# DO THIS:
Everything from the first line of the data below through the line that contains "import plotly.graph_objects as go" should be written out exactly, please, and nothing more; the pictures stay out.

## Start RECORDED INFORMATION

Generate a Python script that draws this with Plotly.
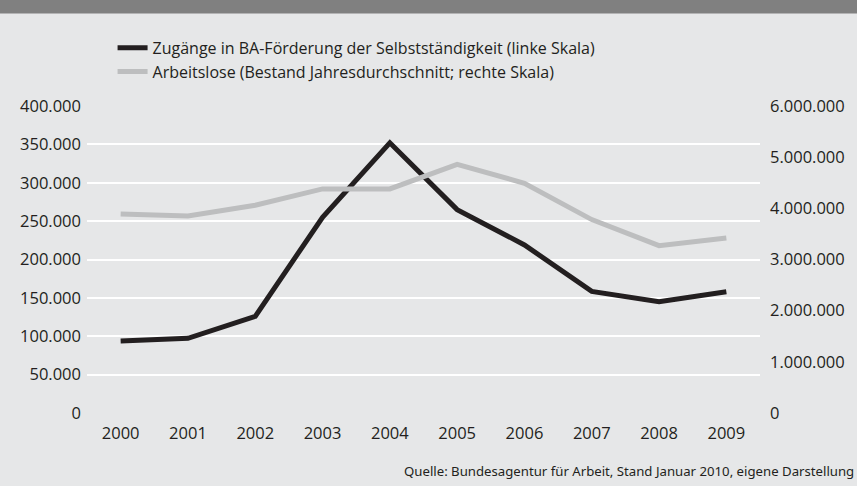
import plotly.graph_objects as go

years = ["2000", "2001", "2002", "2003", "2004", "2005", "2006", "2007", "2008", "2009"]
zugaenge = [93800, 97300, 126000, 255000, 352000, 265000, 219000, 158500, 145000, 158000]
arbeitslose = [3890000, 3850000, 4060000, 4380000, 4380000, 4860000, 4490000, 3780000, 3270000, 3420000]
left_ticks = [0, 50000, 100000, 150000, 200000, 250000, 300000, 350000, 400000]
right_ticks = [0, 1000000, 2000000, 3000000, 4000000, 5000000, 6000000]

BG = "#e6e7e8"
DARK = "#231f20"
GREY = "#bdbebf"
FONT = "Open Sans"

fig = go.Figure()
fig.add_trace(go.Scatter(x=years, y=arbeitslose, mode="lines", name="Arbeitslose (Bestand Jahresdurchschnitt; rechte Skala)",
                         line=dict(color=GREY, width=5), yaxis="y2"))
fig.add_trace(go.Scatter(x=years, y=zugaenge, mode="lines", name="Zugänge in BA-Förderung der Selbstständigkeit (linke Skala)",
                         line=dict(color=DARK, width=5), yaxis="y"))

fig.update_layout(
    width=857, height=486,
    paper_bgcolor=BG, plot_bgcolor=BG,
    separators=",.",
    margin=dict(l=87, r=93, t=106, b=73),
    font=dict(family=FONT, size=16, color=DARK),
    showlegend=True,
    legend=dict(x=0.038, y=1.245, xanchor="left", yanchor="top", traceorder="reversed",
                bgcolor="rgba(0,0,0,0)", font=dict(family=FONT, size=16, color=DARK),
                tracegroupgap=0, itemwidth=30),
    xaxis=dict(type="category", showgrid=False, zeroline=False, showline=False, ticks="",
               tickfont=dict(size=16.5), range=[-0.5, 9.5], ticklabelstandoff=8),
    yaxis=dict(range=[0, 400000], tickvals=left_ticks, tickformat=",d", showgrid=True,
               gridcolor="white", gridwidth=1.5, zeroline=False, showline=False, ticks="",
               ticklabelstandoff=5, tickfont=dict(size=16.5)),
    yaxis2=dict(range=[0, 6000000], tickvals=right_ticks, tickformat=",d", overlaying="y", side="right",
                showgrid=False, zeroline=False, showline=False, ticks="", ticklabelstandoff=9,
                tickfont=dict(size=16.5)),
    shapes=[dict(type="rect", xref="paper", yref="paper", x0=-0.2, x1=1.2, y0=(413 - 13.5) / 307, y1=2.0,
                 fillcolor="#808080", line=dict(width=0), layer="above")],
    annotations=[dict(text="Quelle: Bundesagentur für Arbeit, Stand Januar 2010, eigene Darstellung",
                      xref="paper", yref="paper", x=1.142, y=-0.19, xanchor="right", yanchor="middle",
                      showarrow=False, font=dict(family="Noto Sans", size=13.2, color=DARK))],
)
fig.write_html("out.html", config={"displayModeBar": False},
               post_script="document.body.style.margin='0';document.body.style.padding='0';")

## End RECORDED INFORMATION

# EXERCISE OUTPUT:
Generate a Python script that draws this with Plotly.
import plotly.graph_objects as go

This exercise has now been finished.